All three I expect to soften here. I will check my intermarket analysis from my week away and all my alerts plus open swing/trends. I can see LLY #trend and GRPN #swing did extremely well post earnings
Tuesday:
My Intermarket analysis to show the market rolled over and hadn't stopped going down (read: is not buy the dip but sell the rip)
Wednesday:
Most boring morning action in a while! I trusted no intraday spike higher. They are on extremely lackluster volume and options market is asleep!
Recently added #Trend play TJX did great with earnings. But nothing else really delights.
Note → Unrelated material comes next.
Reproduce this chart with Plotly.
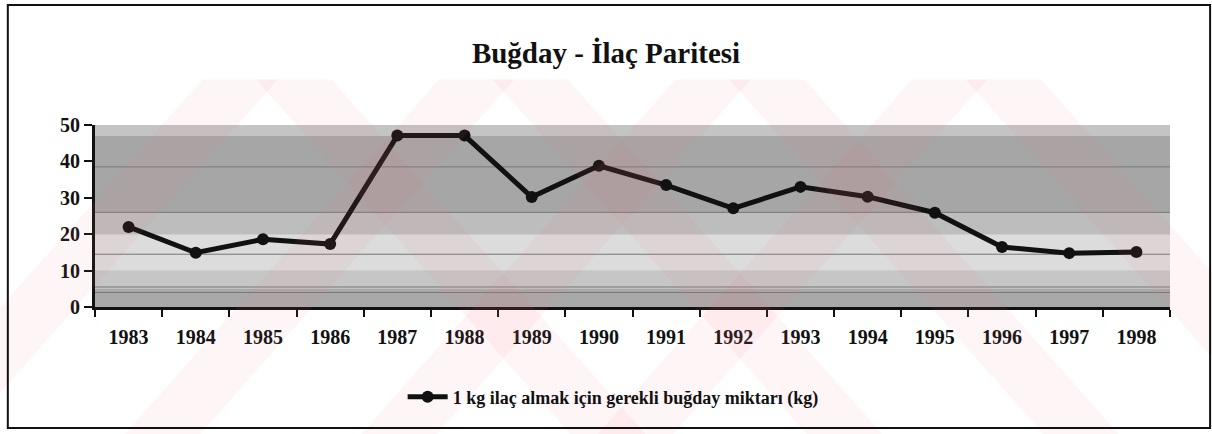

Markets seem 'steady' but in reality the breadth under the surface is clearly in distribution: (read: selling) and net volume also shows yday a big net selling day with the 10W coming into view for potential mini bounce then potential larger trounce end of Aug. VIX expiry is done and monthly Aug OpEx Friday clears a lot off the board, but in order for my SPX 4000 IF-THEN call to play out, SPX needs to close below 4427 on wkly, then 4302 tag/bounce needs to break for retest of 4218 before 4062. All needs time and a trigger.
Higher 10Y - my rising DXY/ZB1 ratio chart confirming. Higher VIX - my stock/bond ration chart confirming.
Higher USDJPY > 145.90 + USDCNH > 7.3 - supporting higher US yields will be confirming.
Lower SVXY - below 82.33 pm wkly will be confirming.
Lower T2123 + T2104 - breaking/staying below 10W for trend reversals on wkly will be confirming.
Today we have FOMC minutes released at 2PM and Jobless Claims Thursday premarket. But otherwise market seems to drift lower into NVDA earnings Aug 23rd - same day...
The United Auto Workers said it will hold strike authorization votes next week to determine whether the group’s 150,000 workers are ready to walk off the job when their contract expires Sept. 14.
Macro headwind of size: waning liquidity. Generally, liquidity is now under pressure due to both stealth QT AND falling values of collateral - which private sector and shadow/banking relies on heavily to fund assets. Higher yields = collateral is worth less = less liquidity. At the same time, China & Japan selling USTs removes liquidity (akin to QT) as real yields rise (highest since 2008/Lehman). So my warning August 1st: Market is Priced to Perfection turned Time to Protect and now: Bond Bulls Need to Defend Here.
Looking Back:
My Bloomberg and SpotGamma interviews were well-timed warnings!
Looking forward:
Craig and I had our well-timed bi-weekly Macro EDGE Webinar today - which will be posted tomorrow. It's long one but really really worth digging into how everything changed August 1st! It's an important review and look forward to better understand the big moves that are happening because of Treasury bond issuance, China devaluation risks and Bank of Japan's carry trade unwind - and their impact on US yields. We also discuss my most pressing intermarket charts from Growth-to-Value for 2nd half and the higher jobless claims that are starting to percolate higher which will pull forward recession risk. Yes, we also cover the dangers of the leveraged volatility-selling regime becoming unhinged.
Risks are rising. As I wrote to clients this morning as a reminder -
So my warning August 1st: Market is Priced to Perfection turned Time to Protect and now: Bond Bulls Need to Defend Here!